3. Ignoring the Substructure

The deck boards get all the attention, but the substructure (joists, beams, posts) matters just as much. If you are using galvanized steel or aluminum joists, inspect for corrosion at connection points. If the substructure is wood (not recommended in humid climates), make sure it is treated lumber with proper drainage and ventilation. A rotted joist under a perfectly maintained WPC deck is still a structural failure.

4. Letting Dirt Accumulate in Board Gaps

The gaps between WPC boards serve a critical function — they allow water to drain and air to circulate. When these gaps fill with dirt, leaves, or sand, moisture gets trapped. In warm, humid conditions, that trapped moisture creates an ideal environment for mildew. Run a putty knife or gap-cleaning tool along the joints every few months to keep them clear.

5. Placing Rubber or Vinyl Mats Directly on the Surface

This one surprises people. Rubber-backed mats, outdoor rugs, and vinyl furniture pads trap heat and moisture against the board surface. In sunny conditions, the temperature under a dark rubber mat can reach 80 degrees Celsius — well above the point where the polymer cap starts to soften. The result is usually uneven discoloration that looks like a reverse tan line. If you need mats, use woven or breathable materials with an open back.

Frequently Asked Questions

Q1: How often should I clean my WPC decking?

For residential decks: sweep weekly, wash with soap and water monthly. For commercial or high-traffic areas (hotels, restaurants, pool decks): sweep 2-3 times per week, wash weekly. In coastal or industrial areas with airborne salt and dust, increase the washing frequency.

Q2: Can I use a pressure washer on WPC decking?

Yes, but with strict limits. Keep pressure below 1,500 PSI (1,200 PSI is safer), use a 40-degree or wider nozzle, and maintain at least 30cm distance from the surface. Never point the spray directly at board edges or fastener points. For routine cleaning, a garden hose and a soft brush are better.

Q3: Will WPC decking fade over time?

All outdoor materials experience some UV-related color change. Co-extrusion WPC boards with UV stabilizers in the cap layer typically show less than 10% color shift over 10 years. The fading is most noticeable in the first 3-6 months as the board "weathers in" — this is normal, and the color then stabilizes. Dark colors fade slightly more than light colors. Regular cleaning and avoiding bleach-based products help minimize fading.

Q4: What is the best way to remove mold from WPC decking?

White vinegar mixed with water (1 part vinegar to 3 parts water) is the safest and most effective method. Spray the solution on the affected area, let it sit for 15-20 minutes, scrub with a soft brush, and rinse with clean water. For stubborn mold, use 3% hydrogen peroxide applied directly to the spot.
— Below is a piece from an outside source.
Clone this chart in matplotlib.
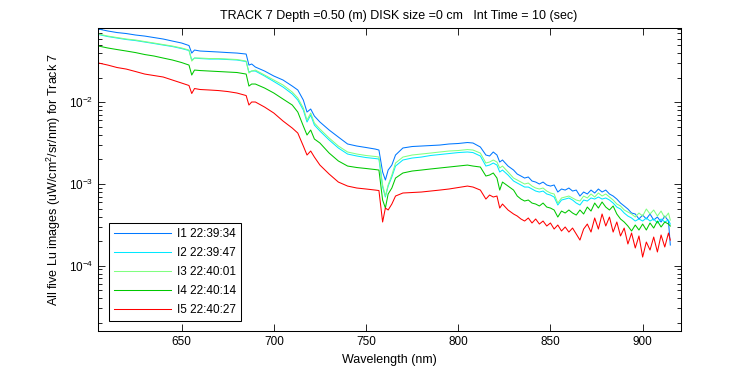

Avoid bleach — it damages the UV stabilizers in the cap layer and accelerates fading.

Q5: How long does WPC decking last with proper maintenance?

First-generation (uncapped) WPC decking: 10-15 years with basic cleaning. Co-extrusion (capped) WPC decking: 25-30 years with routine maintenance. The lifespan difference comes from the protective polymer cap layer, which resists moisture penetration, UV damage, and surface wear. Proper maintenance (regular cleaning, avoiding harsh chemicals, keeping gaps clear) is essential to reach the upper end of these ranges.